The truth: sometimes they really aren’t that good of a deal. Sometimes they are a bunch of junk. However, sometimes they’re a great deal.
So how do you know the difference? Spend time looking through what you’ll be getting. Realistically determine which books you’ll use with your family. Go check out the price to purchase those books alone — sometimes if there’s even 2-3 resources you’ll use in a huge bundle of books it can still be a good savings. And who knows, you might even find a couple other resources you’re excited to use too.
But don’t feel bad if you end up not using most of the resources. As long as it’s a good deal for what you need, that’s all that matters.
Kelly@ In Everything
Love the tips! This year I discovered homeschoolclassifieds.com! I have found some great prices on exactly what I have needed! And have made some pretty awesome connections with other home schoolers:) Definitely a win-win!
Thank you for passing along the site! I’d never heard of that one, but now I must go check it out 🙂
Awesome Trisha!

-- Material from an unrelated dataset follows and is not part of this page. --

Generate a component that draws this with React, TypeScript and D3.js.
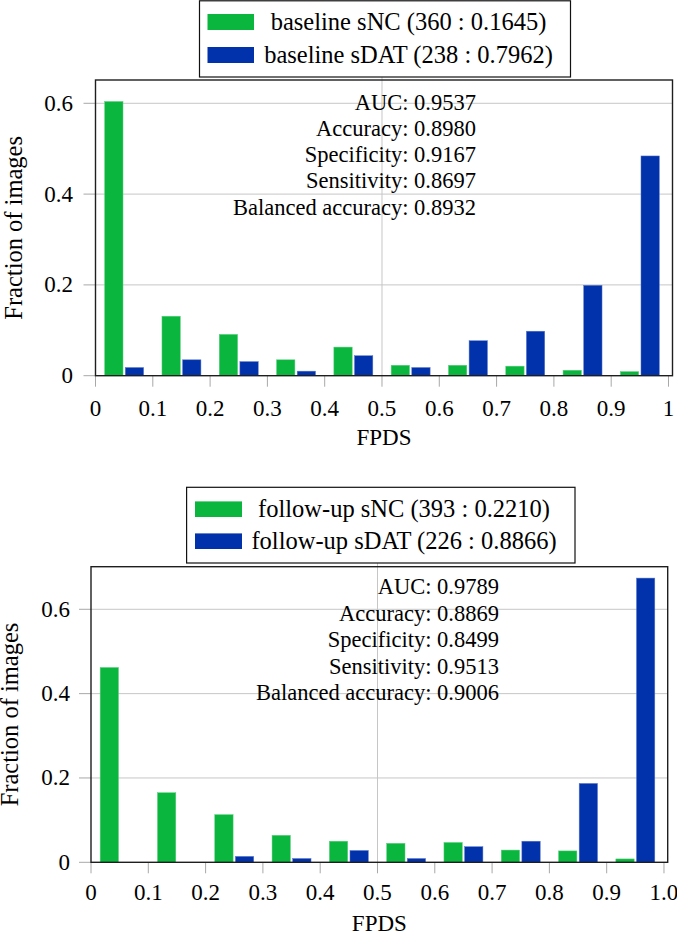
import React from 'react';
import * as d3 from 'd3';

// ---- data ----
const binCenters = [0.05, 0.15, 0.25, 0.35, 0.45, 0.55, 0.65, 0.75, 0.85, 0.95];
const xTickValues = [0, 0.1, 0.2, 0.3, 0.4, 0.5, 0.6, 0.7, 0.8, 0.9, 1];
const xTickLabelsTop = ['0', '0.1', '0.2', '0.3', '0.4', '0.5', '0.6', '0.7', '0.8', '0.9', '1'];
const xTickLabelsBottom = ['0', '0.1', '0.2', '0.3', '0.4', '0.5', '0.6', '0.7', '0.8', '0.9', '1.0'];
const yTickValues = [0, 0.2, 0.4, 0.6];
const yTickLabels = ['0', '0.2', '0.4', '0.6'];

const baselineSNC = [0.604, 0.131, 0.091, 0.035, 0.063, 0.023, 0.023, 0.021, 0.012, 0.009];
const baselineSDAT = [0.018, 0.035, 0.031, 0.010, 0.044, 0.018, 0.077, 0.098, 0.199, 0.484];
const followupSNC = [0.462, 0.165, 0.113, 0.064, 0.050, 0.045, 0.047, 0.029, 0.027, 0.008];
const followupSDAT = [0, 0, 0.014, 0.009, 0.028, 0.009, 0.037, 0.050, 0.187, 0.674];

const baselineLegend = ['baseline sNC (360 : 0.1645)', 'baseline sDAT (238 : 0.7962)'];
const followupLegend = ['follow-up sNC (393 : 0.2210)', 'follow-up sDAT (226 : 0.8866)'];

const metricNames = ['AUC', 'Accuracy', 'Specificity', 'Sensitivity', 'Balanced accuracy'];
const baselineMetrics = ['0.9537', '0.8980', '0.9167', '0.8697', '0.8932'];
const followupMetrics = ['0.9789', '0.8869', '0.8499', '0.9513', '0.9006'];

const xLabel = 'FPDS';
const yLabel = 'Fraction of images';

// ---- style ----
const GREEN = '#0ab63d';
const BLUE = '#0232ab';
const GRID = '#c6c6c6';
const TICK = '#a8a8a8';
const FONT = '"Liberation Serif", "Times New Roman", Times, "DejaVu Serif", serif';

interface PanelProps {
  nc: number[];
  dat: number[];
  legend: string[];
  metrics: string[];
  xTickLabels: string[];
  L: any;
}

function Panel({ nc, dat, legend, metrics, xTickLabels, L }: PanelProps) {
  const x = d3.scaleLinear().domain([0, L.xmax]).range([L.left, L.right]);
  const y = d3.scaleLinear().domain([0, L.ymax]).range([L.bottom, L.top]);
  const bw = 0.032;
  const off = 0.018;
  const bwPx = x(bw) - x(0);
  const colors = [GREEN, BLUE];
  const ts = { fontFamily: FONT };
  return (
    <g>
      {yTickValues.filter((v) => v > 0).map((v) => (
        <line key={'gy' + v} x1={L.left} x2={L.right} y1={y(v)} y2={y(v)} stroke={GRID} strokeWidth={1} />
      ))}
      <line x1={x(0.5)} x2={x(0.5)} y1={L.bottom} y2={L.legY1} stroke={GRID} strokeWidth={1} />
      {binCenters.map((c, i) => (
        <g key={'b' + i}>
          {nc[i] > 0 && (
            <rect x={x(c - off) - bwPx / 2} width={bwPx} y={y(nc[i])} height={y(0) - y(nc[i])} fill={GREEN} stroke="#5cd07f" strokeWidth={0.5} />
          )}
          {dat[i] > 0 && (
            <rect x={x(c + off) - bwPx / 2} width={bwPx} y={y(dat[i])} height={y(0) - y(dat[i])} fill={BLUE} stroke="#5a78c8" strokeWidth={0.5} />
          )}
        </g>
      ))}
      {xTickValues.map((v, i) => (
        <g key={'xt' + i}>
          <line x1={x(v)} x2={x(v)} y1={L.bottom} y2={L.bottom + 11} stroke={TICK} strokeWidth={1} />
          <text x={x(v)} y={L.xTickBase} textAnchor="middle" fontSize={23} style={ts}>{xTickLabels[i]}</text>
        </g>
      ))}
      {yTickValues.map((v, i) => (
        <g key={'yt' + i}>
          <line x1={L.left - 12} x2={L.left} y1={y(v)} y2={y(v)} stroke={TICK} strokeWidth={1} />
          <text x={L.yTickRight} y={y(v) + 7.5} textAnchor="end" fontSize={23} style={ts}>{yTickLabels[i]}</text>
        </g>
      ))}
      <rect x={L.left} y={L.top} width={L.right - L.left} height={L.bottom - L.top} fill="none" stroke="#1e1e1e" strokeWidth={1.4} />
      {metricNames.map((m, i) => (
        <text key={'m' + i} x={L.annRight} y={L.annBase + i * L.annStep} textAnchor="end" fontSize={22.5} style={ts}>
          {m + ': ' + metrics[i]}
        </text>
      ))}
      <text x={(L.left + L.right) / 2} y={L.xLabBase} textAnchor="middle" fontSize={23} style={ts}>{xLabel}</text>
      <text transform={`translate(${L.yLabX},${(L.top + L.bottom) / 2}) rotate(-90)`} textAnchor="middle" fontSize={24.5} style={ts}>{yLabel}</text>
      <rect x={L.legX0} y={L.legY0} width={L.legX1 - L.legX0} height={L.legY1 - L.legY0} fill="#fff" stroke="#111" strokeWidth={1.2} />
      {legend.map((t, i) => (
        <g key={'l' + i}>
          <rect x={L.swX0} y={L.rowBase[i] - L.swH} width={L.swX1 - L.swX0} height={L.swH} fill={colors[i]} />
          <text x={L.legCx} y={L.rowBase[i]} textAnchor="middle" fontSize={24.5} style={ts}>{t}</text>
        </g>
      ))}
    </g>
  );
}

const topLayout = {
  left: 95.5, right: 672.5, top: 80, bottom: 375.7, xmax: 1.007, ymax: 0.6513,
  legX0: 199.5, legX1: 570.5, legY0: 0.8, legY1: 77,
  swX0: 207.5, swX1: 254, swH: 16, rowBase: [30, 63], legCx: 408.5,
  annRight: 476, annBase: 109.5, annStep: 26.3,
  yLabX: 21.5, yTickRight: 73, xTickBase: 415.5, xLabBase: 445,
};

const bottomLayout = {
  left: 91, right: 667.7, top: 566.7, bottom: 862.3, xmax: 1.0065, ymax: 0.701,
  legX0: 186.6, legX1: 575, legY0: 487.3, legY1: 563,
  swX0: 195, swX1: 242, swH: 15.6, rowBase: [517, 549], legCx: 404,
  annRight: 499, annBase: 594, annStep: 26.5,
  yLabX: 17.5, yTickRight: 70, xTickBase: 900, xLabBase: 931,
};

export default function App() {
  return (
    <svg width={677} height={934} style={{ position: 'absolute', left: 0, top: 0, background: '#fff', fontFamily: FONT }}>
      <rect x={0} y={0} width={677} height={934} fill="#fff" />
      <Panel nc={baselineSNC} dat={baselineSDAT} legend={baselineLegend} metrics={baselineMetrics} xTickLabels={xTickLabelsTop} L={topLayout} />
      <Panel nc={followupSNC} dat={followupSDAT} legend={followupLegend} metrics={followupMetrics} xTickLabels={xTickLabelsBottom} L={bottomLayout} />
    </svg>
  );
}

I pinned this!
I start collecting my books 2 years before I need them. Paperbackswap run by pbs has been my primary resource. You add books to your wish list, and pay for them with credits you get by sending your books to another. They start you with a complementary credit. The most recent book I sent was an architecture textbook from ’04, and the last one I was sent was Saxon Algebra 1.
I’ve never heard of Paperbackswap! Thanks for passing that along 🙂 Sounds like a great resource.
Great post! I believe that digital curriculum is much cheaper when compared to print. I decided to put my daughter in an online school. Thank you for sharing.
Yes, it does tend to be cheaper than print. Even if you spend the money to take it to a printer to have it printed off, it often saves us money. And I like that I can print it off again for future children too 🙂 Especially nice for consumables!